Frequently Asked Questions
Is Casper Network quantum safe right now?
No. Casper Network currently uses Ed25519 and secp256k1 signature schemes. Both rely on elliptic-curve discrete logarithm hardness, which is fully broken by Shor's algorithm on a cryptographically relevant quantum computer. Casper has not published a post-quantum cryptography migration roadmap as of the time of writing.
Which Casper accounts are most at risk from a quantum attack?
Any account that has signed at least one transaction has exposed its public key permanently on-chain, making it a potential target for a quantum adversary running Shor's algorithm. Validator node keys are the highest-risk category because they sign thousands of consensus messages, maximising public key exposure. Smart contract deployers and multi-sig participants are also highly exposed.
What is Q-day and when might it happen?
Q-day refers to the point at which a quantum computer achieves sufficient scale and error correction to break real-world cryptography, specifically elliptic-curve and RSA keys. Breaking a 256-bit elliptic-curve key is estimated to require roughly 2,000–4,000 logical qubits, translating to millions of physical qubits at current error rates. Most estimates place a credible Q-day between the early 2030s and mid-2040s, though quantum progress has repeatedly exceeded expectations.
Could Casper Network upgrade to post-quantum cryptography?
Yes, technically. Casper's Wasm-based execution environment and on-chain upgrade mechanism are structural advantages that reduce the governance friction required for protocol changes. A migration would involve selecting a NIST-approved scheme such as ML-DSA (Dilithium), integrating it into the node software, defining a migration window for holders, and upgrading validator signing infrastructure. The technical path is feasible; the challenge is governance coordination and developer prioritisation.

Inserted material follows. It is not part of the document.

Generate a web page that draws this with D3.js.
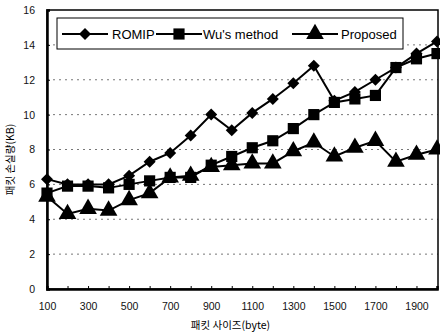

What are the NIST-approved post-quantum signature algorithms for blockchains?
The NIST PQC standardisation process (finalised 2024) selected ML-DSA (based on CRYSTALS-Dilithium), FN-DSA (based on FALCON), and SLH-DSA (based on SPHINCS+) as primary signature standards. ML-DSA is generally considered the most suitable for blockchain applications due to its balance of signature size, key size, and computational performance. The trade-off versus Ed25519 is significantly larger key and signature sizes.
What can a CSPR holder do today to reduce quantum risk?
Individual holders cannot unilaterally adopt PQC signatures on Casper because the protocol does not yet support them. Practical steps include minimising address reuse to limit public key exposure, monitoring Casper governance channels for any PQC-related proposals, and considering diversification into protocols or wallet infrastructure that already implements post-quantum cryptography. Actively engaging in Casper community forums to request a formal PQC roadmap is also a meaningful action.